Il n’est pas possible de mesurer la part de l’économie souterraine revenant aux mouvements sectaires. En l’absence de définition juridique de la notion de secte, les organismes de contrôle, notamment la Délégation interministérielle de lutte contre le travail illégal, n’appréhendent pas le domaine des sectes en tant que tel, mais l’ont rencontré, à un nombre suffisant de reprises au cours de leurs enquêtes, pour pouvoir considérer que les infractions à la législation du travail tiennent une place importante dans les agissements sectaires.

Le point de départ réside généralement dans l’emploi de bénévoles, pratique très courante dans le domaine associatif, comme nous l’avons vu plus haut. Il y a recours abusif au bénévolat et dissimulation d’emploi salarié lorsque l’on trouve dans l’activité des bénévoles tous les éléments constitutifs du contrat de travail, à savoir : un travail, un lien de subordination entre celui qui le donne et celui qui l’exécute, enfin une rémunération.

Ainsi, l’inspection du travail a démontré que l’utilisation des adeptes à la réalisation des travaux d’imprimerie des publications des Témoins de Jéhovah relevait de la notion de travail et dépassait celle de bénévolat. La mission d’inspection effectuée en juin 1996 a en effet permis d’établir que toutes les caractéristiques d’un travail salarié étaient réunies, notamment l’indication d’horaires, l’organisation des tâches et un lien de subordination hiérarchique pour celles-ci.

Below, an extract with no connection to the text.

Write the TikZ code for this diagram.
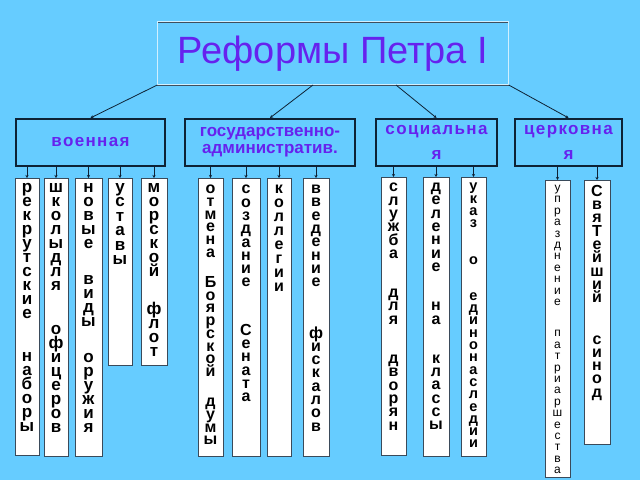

Avant la promulgation de la loi du 11 mars 1997, le code du travail liait la dissimulation de salariés à l’existence d’un but lucratif. L’inspection de 1996 n’a donc pas pu déboucher sur des poursuites pour travail clandestin, le caractère lucratif de l’association chargée de l’exploitation de l’imprimerie n’ayant pas pu être démontré, notamment à l’occasion du contrôle fiscal dont elle a fait l’objet et sur lequel on reviendra.

En revanche, le procès-verbal dressé le 22 juillet 1996 par l’inspection du travail a retenu les infractions suivantes : défaut de déclaration préalable d’occupation de personnel salarié (article L. 620-1 du code du travail), absence d’affichage des horaires de travail (article L. 620-2), défaut de tenue d’un registre unique du personnel (article L. 620-3), d’affichage de l’identité et de l’adresse de l’inspection du travail (article L. 620-5), de tenue d’un livre de paie (art. L.143-5), de visite médicale du travail, enfin non-respect des règles de sécurité à l’occasion d’un accident du travail.

Sur le fondement des dispositions votées en 1997 qui pourraient désormais justifier des poursuites pour travail illégal, le parquet d’Evreux a demandé à l’inspection du travail de constater à nouveau les infractions dont la communauté de Louviers est responsable. Une nouvelle inspection a eu lieu en juin 1998.

La Commission a également eu connaissance des agissements d’associations dépendant du mouvement Dianova, employant des chauffeurs-routiers, prétendument bénévoles, et effectuant des transports de marchandises en violation de la réglementation des conditions de travail dans ce secteur. Comme l’a montré la Cour des Comptes, les caisses de plusieurs centres de la secte étaient utilisées pour octroyer des avantages en nature, voire verser des salaires qui n’étaient pas déclarés.

Il est en revanche surprenant qu’aucune inspection n’ait été diligentée pour examiner les conditions de travail en vigueur au sein des associations scientologues. Il est clair que ces dernières fonctionnent dans une proportion importante grâce au bénévolat dont il serait intéressant de vérifier qu’il respecte le droit du travail.